Initiatives to ban so-called "partial-birth abortion" continue to
make news.
In what is becoming an annual ritual, both houses of the U.S. Congress voted to enact a ban on a particular late-term abortion procedure that anti-choice groups have targeted. As has happened before, President Clinton is expected to veto this legislation, and Congress' veto-override attempt is expected to fail for lack of votes in the Senate.
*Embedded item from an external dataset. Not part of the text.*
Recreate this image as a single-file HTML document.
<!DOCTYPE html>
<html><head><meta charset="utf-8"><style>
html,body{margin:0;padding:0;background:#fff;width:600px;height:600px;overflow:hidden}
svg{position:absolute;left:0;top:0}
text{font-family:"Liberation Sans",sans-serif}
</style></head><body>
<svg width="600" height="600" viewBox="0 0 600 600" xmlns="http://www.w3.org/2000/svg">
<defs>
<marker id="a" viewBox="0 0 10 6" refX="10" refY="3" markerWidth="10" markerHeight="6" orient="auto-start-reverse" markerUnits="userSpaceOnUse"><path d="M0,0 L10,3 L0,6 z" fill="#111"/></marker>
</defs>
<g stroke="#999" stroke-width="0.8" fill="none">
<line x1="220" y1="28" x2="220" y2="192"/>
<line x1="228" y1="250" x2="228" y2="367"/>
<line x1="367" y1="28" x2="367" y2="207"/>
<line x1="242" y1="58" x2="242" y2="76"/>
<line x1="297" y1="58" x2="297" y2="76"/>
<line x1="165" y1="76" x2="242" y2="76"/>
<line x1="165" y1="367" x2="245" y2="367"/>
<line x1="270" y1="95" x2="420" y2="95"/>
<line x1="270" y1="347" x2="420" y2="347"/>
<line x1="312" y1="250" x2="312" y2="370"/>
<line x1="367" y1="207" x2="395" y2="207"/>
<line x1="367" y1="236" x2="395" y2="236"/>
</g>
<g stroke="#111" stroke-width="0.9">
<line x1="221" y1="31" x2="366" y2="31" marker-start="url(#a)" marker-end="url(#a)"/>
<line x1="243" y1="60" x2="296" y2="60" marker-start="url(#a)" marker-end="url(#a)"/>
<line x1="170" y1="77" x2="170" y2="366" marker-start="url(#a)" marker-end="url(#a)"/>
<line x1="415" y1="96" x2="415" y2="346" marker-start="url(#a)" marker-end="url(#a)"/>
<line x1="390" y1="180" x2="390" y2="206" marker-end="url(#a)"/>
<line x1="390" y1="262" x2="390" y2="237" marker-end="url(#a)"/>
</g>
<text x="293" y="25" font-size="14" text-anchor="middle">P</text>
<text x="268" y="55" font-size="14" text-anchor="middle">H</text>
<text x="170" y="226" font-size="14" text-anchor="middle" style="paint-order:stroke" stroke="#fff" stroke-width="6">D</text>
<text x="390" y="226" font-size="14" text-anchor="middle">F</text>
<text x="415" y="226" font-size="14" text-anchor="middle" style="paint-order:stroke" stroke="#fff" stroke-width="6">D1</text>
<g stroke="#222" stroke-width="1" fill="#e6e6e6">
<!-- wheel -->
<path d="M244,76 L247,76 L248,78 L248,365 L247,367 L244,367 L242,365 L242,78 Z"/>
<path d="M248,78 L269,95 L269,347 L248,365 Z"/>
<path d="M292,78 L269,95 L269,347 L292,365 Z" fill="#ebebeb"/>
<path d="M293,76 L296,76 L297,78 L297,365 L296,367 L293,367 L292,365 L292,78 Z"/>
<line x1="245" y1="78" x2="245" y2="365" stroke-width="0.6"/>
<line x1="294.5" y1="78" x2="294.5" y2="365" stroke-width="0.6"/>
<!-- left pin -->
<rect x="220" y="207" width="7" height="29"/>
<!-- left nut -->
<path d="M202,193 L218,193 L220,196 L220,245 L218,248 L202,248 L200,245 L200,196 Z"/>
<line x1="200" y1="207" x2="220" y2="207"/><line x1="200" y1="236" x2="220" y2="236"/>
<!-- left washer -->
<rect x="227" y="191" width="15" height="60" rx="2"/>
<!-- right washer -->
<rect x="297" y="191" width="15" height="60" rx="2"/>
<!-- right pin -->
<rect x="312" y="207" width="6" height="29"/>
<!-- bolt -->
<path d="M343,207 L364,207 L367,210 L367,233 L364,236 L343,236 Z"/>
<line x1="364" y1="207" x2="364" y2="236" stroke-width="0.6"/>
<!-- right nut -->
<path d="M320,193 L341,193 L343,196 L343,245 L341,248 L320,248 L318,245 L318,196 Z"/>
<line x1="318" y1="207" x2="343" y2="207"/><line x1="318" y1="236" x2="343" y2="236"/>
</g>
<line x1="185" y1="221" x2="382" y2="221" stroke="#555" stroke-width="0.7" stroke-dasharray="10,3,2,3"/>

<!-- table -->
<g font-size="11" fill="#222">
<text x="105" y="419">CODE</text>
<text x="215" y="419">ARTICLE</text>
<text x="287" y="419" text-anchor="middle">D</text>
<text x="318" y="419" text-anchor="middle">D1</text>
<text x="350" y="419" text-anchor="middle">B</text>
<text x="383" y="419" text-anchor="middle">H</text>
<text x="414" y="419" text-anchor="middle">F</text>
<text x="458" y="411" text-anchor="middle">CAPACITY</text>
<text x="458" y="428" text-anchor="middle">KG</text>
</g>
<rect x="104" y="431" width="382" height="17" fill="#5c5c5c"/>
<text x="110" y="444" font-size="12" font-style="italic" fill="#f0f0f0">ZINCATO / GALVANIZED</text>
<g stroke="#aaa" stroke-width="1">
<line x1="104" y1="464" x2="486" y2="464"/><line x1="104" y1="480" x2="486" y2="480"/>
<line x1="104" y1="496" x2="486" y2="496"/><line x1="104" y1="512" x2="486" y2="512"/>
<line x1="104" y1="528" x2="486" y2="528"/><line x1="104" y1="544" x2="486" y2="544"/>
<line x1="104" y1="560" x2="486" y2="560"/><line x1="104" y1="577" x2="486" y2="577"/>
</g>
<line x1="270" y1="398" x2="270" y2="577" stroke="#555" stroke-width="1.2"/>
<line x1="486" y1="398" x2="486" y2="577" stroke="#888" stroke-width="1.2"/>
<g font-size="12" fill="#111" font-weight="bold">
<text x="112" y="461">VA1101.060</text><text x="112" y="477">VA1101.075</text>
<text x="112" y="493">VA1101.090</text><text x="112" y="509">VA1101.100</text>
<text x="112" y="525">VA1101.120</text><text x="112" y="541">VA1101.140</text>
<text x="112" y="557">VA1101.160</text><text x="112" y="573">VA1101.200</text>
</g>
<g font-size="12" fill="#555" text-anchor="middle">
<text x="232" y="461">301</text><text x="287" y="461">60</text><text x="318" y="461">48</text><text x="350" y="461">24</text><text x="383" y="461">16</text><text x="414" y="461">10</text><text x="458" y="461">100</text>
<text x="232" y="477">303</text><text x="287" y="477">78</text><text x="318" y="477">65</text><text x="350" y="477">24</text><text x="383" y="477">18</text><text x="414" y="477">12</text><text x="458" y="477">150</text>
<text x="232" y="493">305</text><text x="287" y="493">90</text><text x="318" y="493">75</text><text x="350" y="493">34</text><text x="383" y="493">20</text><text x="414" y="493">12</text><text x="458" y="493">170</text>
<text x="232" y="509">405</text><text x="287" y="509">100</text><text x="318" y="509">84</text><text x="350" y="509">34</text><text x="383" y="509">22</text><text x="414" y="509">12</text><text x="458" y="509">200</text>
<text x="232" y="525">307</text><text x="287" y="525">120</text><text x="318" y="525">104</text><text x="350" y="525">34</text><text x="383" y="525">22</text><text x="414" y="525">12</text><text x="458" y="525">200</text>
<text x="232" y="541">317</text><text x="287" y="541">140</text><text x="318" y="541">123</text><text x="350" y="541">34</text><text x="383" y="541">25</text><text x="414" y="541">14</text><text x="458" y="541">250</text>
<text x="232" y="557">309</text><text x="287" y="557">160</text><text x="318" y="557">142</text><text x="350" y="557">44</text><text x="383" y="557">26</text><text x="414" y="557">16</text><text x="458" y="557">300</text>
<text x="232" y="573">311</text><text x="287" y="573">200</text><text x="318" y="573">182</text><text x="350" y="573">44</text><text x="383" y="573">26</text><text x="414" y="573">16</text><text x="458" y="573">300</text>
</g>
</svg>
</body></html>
In the meantime, on April 25 the U.S. Supreme Court heard oral arguments in the case of Stenberg v. Carhart, its review of Nebraska's partial-birth abortion ban. Nebraska's law, which is identical to the laws in most of the 31 states that have enacted partial-birth abortion bans, makes criminal "an abortion procedure in which the person performing the abortion partially delivers vaginally a living unborn child before killing the unborn child and completing the delivery." Doctors can be sentenced to up to 20 years in prison, and there is no exception for the health of the woman.
The Nebraska law was challenged by Omaha physician Dr. Leroy Carhart and was overturned last year by the U.S. Court of Appeals for the Eighth Circuit. The appeals court found that the law could also outlaw standard methods of terminating a pregnancy before fetal viability, and thus would place an unconstitutional "undue burden" on women's access to abortion.
In Supreme Court arguments, supporters of the Nebraska law charged that the intact dilation and extraction (D&X) procedure needs to be banned because it is tantamount to infanticide. A brief filed by the National Right to Life Committee said that Nebraska is not prohibiting the termination of a pregnancy but only the "intentional killing of the fetus in the process of pregnancy termination."
Arguments filed in support of overturning the law touched on a wide range of issues. One concern is the lack of an exception allowing the use of this procedure to protect the health of the woman. Another concern is that the law's definition of so-called "partial birth abortion" is so broad that it could be read as applying to abortions performed by dilation and evacuation (D&E) and other methods.
Based on the questions asked by justices during oral arguments, many Supreme Court observers have predicted that the Court will overturn the Nebraska law. Individual justices questioned the validity of treating a particular type of abortion as "infanticide," when any type of pre-viability abortion would lead to the death of the fetus. A separate Nebraska law prohibits abortions after the point when a fetus might survive on its own.
Justice Ruth Bader Ginsburg was especially critical of the state's arguments. She noted that prior court decisions recognized two state interests in regulating abortion: a woman's health and the potential life of the fetus. "Whatever this ban does, it surely can't be urged that it serves either," she said. A ban on one abortion procedure among others did not protect fetal life, she continued, "because there's always another way to do it." She concluded that the Nebraska law is "out of the bounds this court has set for legitimate pre-viability regulation."
Other justices, including Justices Sandra Day O'Connor and Stephen Breyer, focused their questioning on the lack of an exception for circumstances when the doctor judges that the D&X procedure is necessary to protect the woman's health. Only Justice Antonin Scalia, a consistent opponent of abortion, used the oral session to speak in support of partial-birth abortion bans.
If the Court does overturn the Nebraska law, the impact of the ruling will depend on whether it is narrowly limited to the vagueness of the Nebraska law or broadly declares that a state cannot make it a crime to use a particular method to terminate a pregnancy. Writing in the New York Times on April 26, reporter Linda Greenhouse noted that a narrow ruling "would most likely have the effect of inviting states to amend their laws and try again to survive the inevitable legal challenges."
The Supreme Court is expected to announce its decision in June.